• [Task objective]:
Exclude the pictures, then repeat the remaining data exactly.

☆ ☆ ☆ ☆ ☆

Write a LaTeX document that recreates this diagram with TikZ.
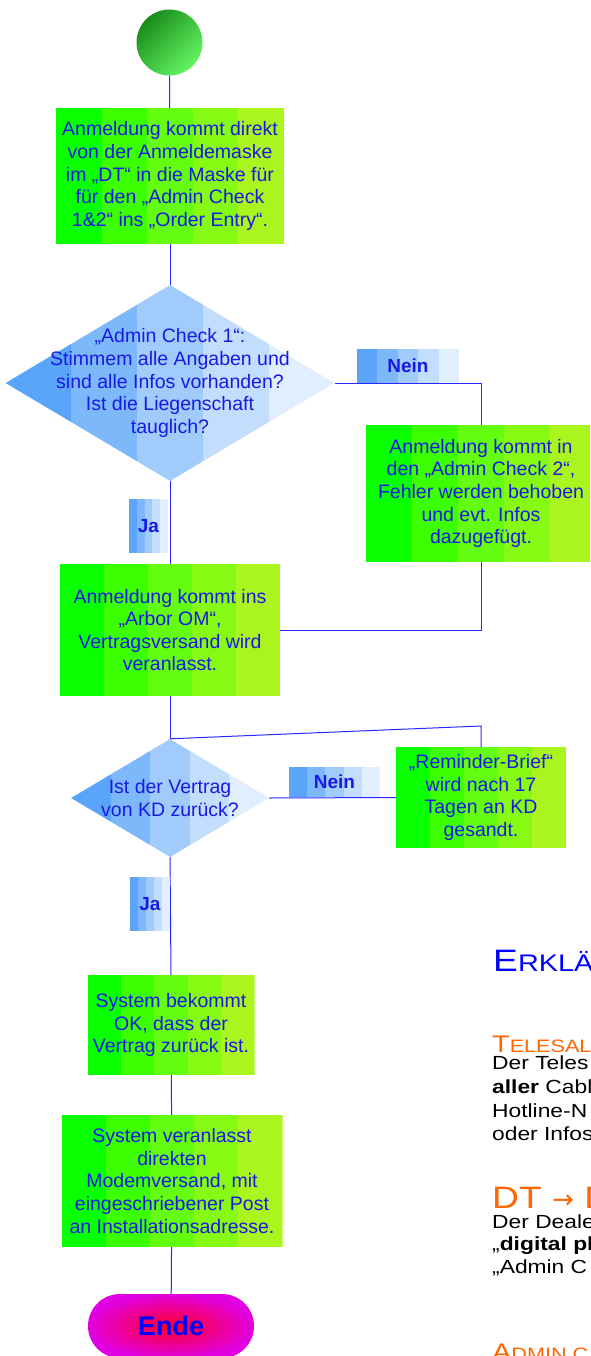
\documentclass[tikz,border=0pt]{standalone}
\usepackage{fontspec}
\setmainfont{Liberation Sans}
\newfontfamily\arrowfont{DejaVu Sans}
\newfontfamily\explfont[FakeStretch=1.2]{Liberation Sans}
\usetikzlibrary{calc, shapes.geometric}

\definecolor{grA}{RGB}{10,255,0}
\definecolor{grB}{RGB}{60,255,0}
\definecolor{grC}{RGB}{100,253,15}
\definecolor{grD}{RGB}{135,250,20}
\definecolor{grE}{RGB}{170,245,30}
\definecolor{blA}{RGB}{90,165,250}
\definecolor{blB}{RGB}{125,185,250}
\definecolor{blC}{RGB}{160,203,250}
\definecolor{blD}{RGB}{195,222,252}
\definecolor{blE}{RGB}{225,238,253}
\definecolor{txtblue}{RGB}{25,25,230}
\definecolor{lineblue}{RGB}{40,40,255}
\definecolor{headorange}{RGB}{255,102,0}

\begin{document}
\begin{tikzpicture}[
  x=1pt, y=-1pt,
  greenstripes/.style={path picture={
    \foreach \col/\sa/\sb in {grA/0/.2, grB/.2/.4, grC/.4/.6, grD/.6/.8, grE/.8/1}
      \fill[\col] ($(path picture bounding box.south west)!\sa!(path picture bounding box.south east)$)
        rectangle ($(path picture bounding box.north west)!\sb!(path picture bounding box.north east)$);}},
  bluestripes/.style={path picture={
    \foreach \col/\sa/\sb in {blA/0/.2, blB/.2/.4, blC/.4/.6, blD/.6/.8, blE/.8/1}
      \fill[\col] ($(path picture bounding box.south west)!\sa!(path picture bounding box.south east)$)
        rectangle ($(path picture bounding box.north west)!\sb!(path picture bounding box.north east)$);}},
  boxtext/.style={text=txtblue, align=center, font=\fontsize{19.5}{22.6}\selectfont},
  greenbox/.style={rectangle, inner sep=0pt, greenstripes, boxtext},
  bluediamond/.style={diamond, inner sep=0pt, bluestripes},
  bluetag/.style={rectangle, inner sep=0pt, bluestripes, text=txtblue,
    font=\bfseries\fontsize{19}{20}\selectfont},
  startdot/.style={circle, inner sep=0pt, minimum size=66pt,
    top color={rgb,255:red,25;green,140;blue,25}, bottom color={rgb,255:red,100;green,245;blue,100},
    shading angle=45},
  endpill/.style={rectangle, rounded corners=32pt, minimum width=166pt, minimum height=64pt,
    inner color={rgb,255:red,255;green,0;blue,40}, outer color={rgb,255:red,225;green,0;blue,225},
    text=blue, font=\bfseries\fontsize{27}{30}\selectfont},
  flowline/.style={draw=lineblue, line width=1pt},
  expltext/.style={anchor=base west, inner sep=0pt, font=\explfont\fontsize{19}{22}\selectfont},
  explhead/.style={anchor=base west, inner sep=0pt, text=headorange, font=\explfont},
]
  \useasboundingbox (0,0) rectangle (590,1356);
  \clip (0,0) rectangle (590,1356);

  % Ablauf
  \node[startdot] (start) at (169.5,42.5) {};
  \node[greenbox, minimum width=228pt, minimum height=136pt] (direkt) at (170,176)
    {Anmeldung kommt direkt\\von der Anmeldemaske\\im „DT“ in die Maske für\\für den „Admin Check\\1\&2“ ins „Order Entry“.};
  \node[bluediamond, minimum width=329pt, minimum height=196pt] (check1) at (170,383) {};
  \node[boxtext, inner sep=0pt] (check1txt) at (check1)
    {„Admin Check 1“:\\Stimmem alle Angaben und\\sind alle Infos vorhanden?\\Ist die Liegenschaft\\tauglich?};
  \node[greenbox, minimum width=230pt, minimum height=137pt] (check2) at (481,493.5)
    {Anmeldung kommt in\\den „Admin Check 2“,\\Fehler werden behoben\\und evt. Infos\\dazugefügt.};
  \node[greenbox, minimum width=220pt, minimum height=132pt] (arbor) at (170,630)
    {Anmeldung kommt ins\\„Arbor OM“,\\Vertragsversand wird\\veranlasst.};
  \node[bluediamond, minimum width=198pt, minimum height=118pt] (zurueck) at (170,798) {};
  \node[boxtext, inner sep=0pt] (zurueckTxt) at (zurueck) {Ist der Vertrag\\von KD zurück?};
  \node[greenbox, minimum width=170pt, minimum height=101pt] (reminder) at (481,797.5)
    {„Reminder-Brief“\\wird nach 17\\Tagen an KD\\gesandt.};
  \node[greenbox, minimum width=167pt, minimum height=100pt] (systemok) at (171,1025)
    {System bekommt\\OK, dass der\\Vertrag zurück ist.};
  \node[greenbox, minimum width=221pt, minimum height=132pt] (modem) at (172,1181)
    {System veranlasst\\direkten\\Modemversand, mit\\eingeschriebener Post\\an Installationsadresse.};
  \node[endpill] (ende) at (171,1326) {Ende};

  % Verbindungen
  \draw[flowline] (start) -- (direkt);
  \draw[flowline] (direkt) -- (check1);
  \draw[flowline] (check1.east) -| (check2.north);
  \draw[flowline] (check1.south) -- (arbor.north);
  \draw[flowline] (check2.south) |- (arbor.east);
  \draw[flowline] (arbor) -- (zurueck);
  \coordinate (remtop) at (481,726);
  \draw[flowline] (reminder.north) -- (remtop) -- (zurueck.north);
  \draw[flowline] (zurueck.east) -- (reminder.west);
  \draw[flowline] (zurueck.south) -- (systemok.north);
  \draw[flowline] (systemok) -- (modem);
  \draw[flowline] (modem) -- (ende);

  % Ja / Nein
  \node[bluetag, minimum width=102pt, minimum height=34pt] (nein1) at (408,366) {Nein};
  \node[bluetag, minimum width=39pt, minimum height=54pt] (ja1) at (148.5,526) {Ja};
  \node[bluetag, minimum width=91pt, minimum height=30pt] (nein2) at (334.5,782) {Nein};
  \node[bluetag, minimum width=40pt, minimum height=54pt] (ja2) at (150,904) {Ja};

  % Erklaerung (rechts abgeschnitten)
  \node[explhead, text=blue] (erkl) at (493,971)
    {\fontsize{31}{31}\selectfont E\fontsize{24}{24}\selectfont RKLÄR};
  \node[explhead] (telesales) at (492,1052)
    {\fontsize{24}{24}\selectfont T\fontsize{18}{18}\selectfont ELESAL};
  \node[expltext] (tsA) at (492,1069) {Der Teles};
  \node[expltext] (tsB) at (492,1093) {\textbf{aller} Cabl};
  \node[expltext] (tsC) at (492,1117) {Hotline-N};
  \node[expltext] (tsD) at (492,1140) {oder Infos};
  \node[explhead] (dtd) at (492,1208)
    {\fontsize{31}{31}\selectfont DT {\arrowfont\fontsize{26}{26}\selectfont →} D};
  \node[expltext] (dtA) at (492,1228) {Der Deale};
  \node[expltext] (dtB) at (492,1250) {„\textbf{digital ph}};
  \node[expltext] (dtC) at (492,1273) {„Admin C};
  \node[explhead] (admin) at (492,1360)
    {\fontsize{24}{24}\selectfont A\fontsize{18}{18}\selectfont DMIN C};
\end{tikzpicture}
\end{document}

☆ ☆ ☆ ☆ ☆

• [Full solution]:
Write a LaTeX document that recreates this diagram with TikZ.
\documentclass[tikz,border=0pt]{standalone}
\usepackage{fontspec}
\setmainfont{Liberation Sans}
\newfontfamily\arrowfont{DejaVu Sans}
\newfontfamily\explfont[FakeStretch=1.2]{Liberation Sans}
\usetikzlibrary{calc, shapes.geometric}

\definecolor{grA}{RGB}{10,255,0}
\definecolor{grB}{RGB}{60,255,0}
\definecolor{grC}{RGB}{100,253,15}
\definecolor{grD}{RGB}{135,250,20}
\definecolor{grE}{RGB}{170,245,30}
\definecolor{blA}{RGB}{90,165,250}
\definecolor{blB}{RGB}{125,185,250}
\definecolor{blC}{RGB}{160,203,250}
\definecolor{blD}{RGB}{195,222,252}
\definecolor{blE}{RGB}{225,238,253}
\definecolor{txtblue}{RGB}{25,25,230}
\definecolor{lineblue}{RGB}{40,40,255}
\definecolor{headorange}{RGB}{255,102,0}

\begin{document}
\begin{tikzpicture}[
  x=1pt, y=-1pt,
  greenstripes/.style={path picture={
    \foreach \col/\sa/\sb in {grA/0/.2, grB/.2/.4, grC/.4/.6, grD/.6/.8, grE/.8/1}
      \fill[\col] ($(path picture bounding box.south west)!\sa!(path picture bounding box.south east)$)
        rectangle ($(path picture bounding box.north west)!\sb!(path picture bounding box.north east)$);}},
  bluestripes/.style={path picture={
    \foreach \col/\sa/\sb in {blA/0/.2, blB/.2/.4, blC/.4/.6, blD/.6/.8, blE/.8/1}
      \fill[\col] ($(path picture bounding box.south west)!\sa!(path picture bounding box.south east)$)
        rectangle ($(path picture bounding box.north west)!\sb!(path picture bounding box.north east)$);}},
  boxtext/.style={text=txtblue, align=center, font=\fontsize{19.5}{22.6}\selectfont},
  greenbox/.style={rectangle, inner sep=0pt, greenstripes, boxtext},
  bluediamond/.style={diamond, inner sep=0pt, bluestripes},
  bluetag/.style={rectangle, inner sep=0pt, bluestripes, text=txtblue,
    font=\bfseries\fontsize{19}{20}\selectfont},
  startdot/.style={circle, inner sep=0pt, minimum size=66pt,
    top color={rgb,255:red,25;green,140;blue,25}, bottom color={rgb,255:red,100;green,245;blue,100},
    shading angle=45},
  endpill/.style={rectangle, rounded corners=32pt, minimum width=166pt, minimum height=64pt,
    inner color={rgb,255:red,255;green,0;blue,40}, outer color={rgb,255:red,225;green,0;blue,225},
    text=blue, font=\bfseries\fontsize{27}{30}\selectfont},
  flowline/.style={draw=lineblue, line width=1pt},
  expltext/.style={anchor=base west, inner sep=0pt, font=\explfont\fontsize{19}{22}\selectfont},
  explhead/.style={anchor=base west, inner sep=0pt, text=headorange, font=\explfont},
]
  \useasboundingbox (0,0) rectangle (590,1356);
  \clip (0,0) rectangle (590,1356);

  % Ablauf
  \node[startdot] (start) at (169.5,42.5) {};
  \node[greenbox, minimum width=228pt, minimum height=136pt] (direkt) at (170,176)
    {Anmeldung kommt direkt\\von der Anmeldemaske\\im „DT“ in die Maske für\\für den „Admin Check\\1\&2“ ins „Order Entry“.};
  \node[bluediamond, minimum width=329pt, minimum height=196pt] (check1) at (170,383) {};
  \node[boxtext, inner sep=0pt] (check1txt) at (check1)
    {„Admin Check 1“:\\Stimmem alle Angaben und\\sind alle Infos vorhanden?\\Ist die Liegenschaft\\tauglich?};
  \node[greenbox, minimum width=230pt, minimum height=137pt] (check2) at (481,493.5)
    {Anmeldung kommt in\\den „Admin Check 2“,\\Fehler werden behoben\\und evt. Infos\\dazugefügt.};
  \node[greenbox, minimum width=220pt, minimum height=132pt] (arbor) at (170,630)
    {Anmeldung kommt ins\\„Arbor OM“,\\Vertragsversand wird\\veranlasst.};
  \node[bluediamond, minimum width=198pt, minimum height=118pt] (zurueck) at (170,798) {};
  \node[boxtext, inner sep=0pt] (zurueckTxt) at (zurueck) {Ist der Vertrag\\von KD zurück?};
  \node[greenbox, minimum width=170pt, minimum height=101pt] (reminder) at (481,797.5)
    {„Reminder-Brief“\\wird nach 17\\Tagen an KD\\gesandt.};
  \node[greenbox, minimum width=167pt, minimum height=100pt] (systemok) at (171,1025)
    {System bekommt\\OK, dass der\\Vertrag zurück ist.};
  \node[greenbox, minimum width=221pt, minimum height=132pt] (modem) at (172,1181)
    {System veranlasst\\direkten\\Modemversand, mit\\eingeschriebener Post\\an Installationsadresse.};
  \node[endpill] (ende) at (171,1326) {Ende};

  % Verbindungen
  \draw[flowline] (start) -- (direkt);
  \draw[flowline] (direkt) -- (check1);
  \draw[flowline] (check1.east) -| (check2.north);
  \draw[flowline] (check1.south) -- (arbor.north);
  \draw[flowline] (check2.south) |- (arbor.east);
  \draw[flowline] (arbor) -- (zurueck);
  \coordinate (remtop) at (481,726);
  \draw[flowline] (reminder.north) -- (remtop) -- (zurueck.north);
  \draw[flowline] (zurueck.east) -- (reminder.west);
  \draw[flowline] (zurueck.south) -- (systemok.north);
  \draw[flowline] (systemok) -- (modem);
  \draw[flowline] (modem) -- (ende);

  % Ja / Nein
  \node[bluetag, minimum width=102pt, minimum height=34pt] (nein1) at (408,366) {Nein};
  \node[bluetag, minimum width=39pt, minimum height=54pt] (ja1) at (148.5,526) {Ja};
  \node[bluetag, minimum width=91pt, minimum height=30pt] (nein2) at (334.5,782) {Nein};
  \node[bluetag, minimum width=40pt, minimum height=54pt] (ja2) at (150,904) {Ja};

  % Erklaerung (rechts abgeschnitten)
  \node[explhead, text=blue] (erkl) at (493,971)
    {\fontsize{31}{31}\selectfont E\fontsize{24}{24}\selectfont RKLÄR};
  \node[explhead] (telesales) at (492,1052)
    {\fontsize{24}{24}\selectfont T\fontsize{18}{18}\selectfont ELESAL};
  \node[expltext] (tsA) at (492,1069) {Der Teles};
  \node[expltext] (tsB) at (492,1093) {\textbf{aller} Cabl};
  \node[expltext] (tsC) at (492,1117) {Hotline-N};
  \node[expltext] (tsD) at (492,1140) {oder Infos};
  \node[explhead] (dtd) at (492,1208)
    {\fontsize{31}{31}\selectfont DT {\arrowfont\fontsize{26}{26}\selectfont →} D};
  \node[expltext] (dtA) at (492,1228) {Der Deale};
  \node[expltext] (dtB) at (492,1250) {„\textbf{digital ph}};
  \node[expltext] (dtC) at (492,1273) {„Admin C};
  \node[explhead] (admin) at (492,1360)
    {\fontsize{24}{24}\selectfont A\fontsize{18}{18}\selectfont DMIN C};
\end{tikzpicture}
\end{document}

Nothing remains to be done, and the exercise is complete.